## BEGIN

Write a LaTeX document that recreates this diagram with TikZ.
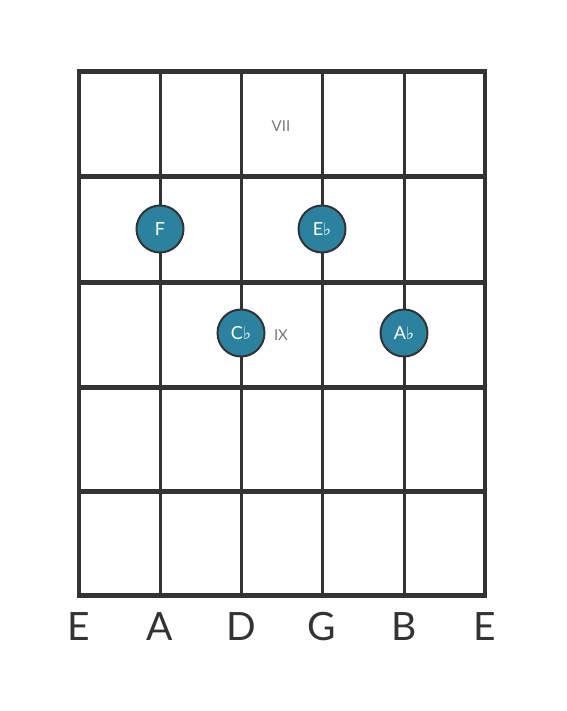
\documentclass[tikz,border=0pt]{standalone}
\usepackage{fontspec}
\setmainfont{Lato}
\newfontfamily\symfont{DejaVu Sans}
\definecolor{ink}{HTML}{333333}
\definecolor{dotc}{HTML}{2A829F}
\definecolor{greytext}{HTML}{777777}
\newcommand{\flt}{{\symfont\fontsize{17}{17}\selectfont ♭}}
\begin{document}
\begin{tikzpicture}[x=1pt,y=-1pt,
  fret/.style={draw=ink,line width=5pt},
  strg/.style={draw=ink,line width=3pt},
  dot/.style={circle,fill=dotc,draw=ink,line width=2pt,minimum size=47pt,inner sep=0pt,text=white,font=\fontsize{18}{18}\selectfont},
  poslabel/.style={text=greytext,font=\fontsize{15}{15}\selectfont},
  sname/.style={text=ink,font=\fontsize{39}{39}\selectfont}]
\useasboundingbox (0,0) rectangle (566,711);
\foreach \x in {160,241,322,404} \draw[strg] (\x,72) -- (\x,595);
\draw[draw=ink,line width=4pt] (79,70) -- (79,597);
\draw[draw=ink,line width=4pt] (485,70) -- (485,597);
\foreach \y in {72,177,282,387,491,595} \draw[fret] (77,\y) -- (487,\y);
\node[dot] (f) at (160,229) {F};
\node[dot] (eb) at (322,229) {E\flt};
\node[dot] (cb) at (241,333) {C\flt};
\node[dot] (ab) at (404,333) {A\flt};
\node[poslabel] (vii) at (281,126) {VII};
\node[poslabel] (ix) at (281,335) {IX};
\node[sname] (s1) at (79,627) {E};
\node[sname] (s2) at (160,627) {A};
\node[sname] (s3) at (241,627) {D};
\node[sname] (s4) at (322,627) {G};
\node[sname] (s5) at (404,627) {B};
\node[sname] (s6) at (485,627) {E};
\end{tikzpicture}
\end{document}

## END

> Problem statement
From start to finish, output the listing exactly, but omit its pictures.

> Output for this exercise
Write a LaTeX document that recreates this diagram with TikZ.
\documentclass[tikz,border=0pt]{standalone}
\usepackage{fontspec}
\setmainfont{Lato}
\newfontfamily\symfont{DejaVu Sans}
\definecolor{ink}{HTML}{333333}
\definecolor{dotc}{HTML}{2A829F}
\definecolor{greytext}{HTML}{777777}
\newcommand{\flt}{{\symfont\fontsize{17}{17}\selectfont ♭}}
\begin{document}
\begin{tikzpicture}[x=1pt,y=-1pt,
  fret/.style={draw=ink,line width=5pt},
  strg/.style={draw=ink,line width=3pt},
  dot/.style={circle,fill=dotc,draw=ink,line width=2pt,minimum size=47pt,inner sep=0pt,text=white,font=\fontsize{18}{18}\selectfont},
  poslabel/.style={text=greytext,font=\fontsize{15}{15}\selectfont},
  sname/.style={text=ink,font=\fontsize{39}{39}\selectfont}]
\useasboundingbox (0,0) rectangle (566,711);
\foreach \x in {160,241,322,404} \draw[strg] (\x,72) -- (\x,595);
\draw[draw=ink,line width=4pt] (79,70) -- (79,597);
\draw[draw=ink,line width=4pt] (485,70) -- (485,597);
\foreach \y in {72,177,282,387,491,595} \draw[fret] (77,\y) -- (487,\y);
\node[dot] (f) at (160,229) {F};
\node[dot] (eb) at (322,229) {E\flt};
\node[dot] (cb) at (241,333) {C\flt};
\node[dot] (ab) at (404,333) {A\flt};
\node[poslabel] (vii) at (281,126) {VII};
\node[poslabel] (ix) at (281,335) {IX};
\node[sname] (s1) at (79,627) {E};
\node[sname] (s2) at (160,627) {A};
\node[sname] (s3) at (241,627) {D};
\node[sname] (s4) at (322,627) {G};
\node[sname] (s5) at (404,627) {B};
\node[sname] (s6) at (485,627) {E};
\end{tikzpicture}
\end{document}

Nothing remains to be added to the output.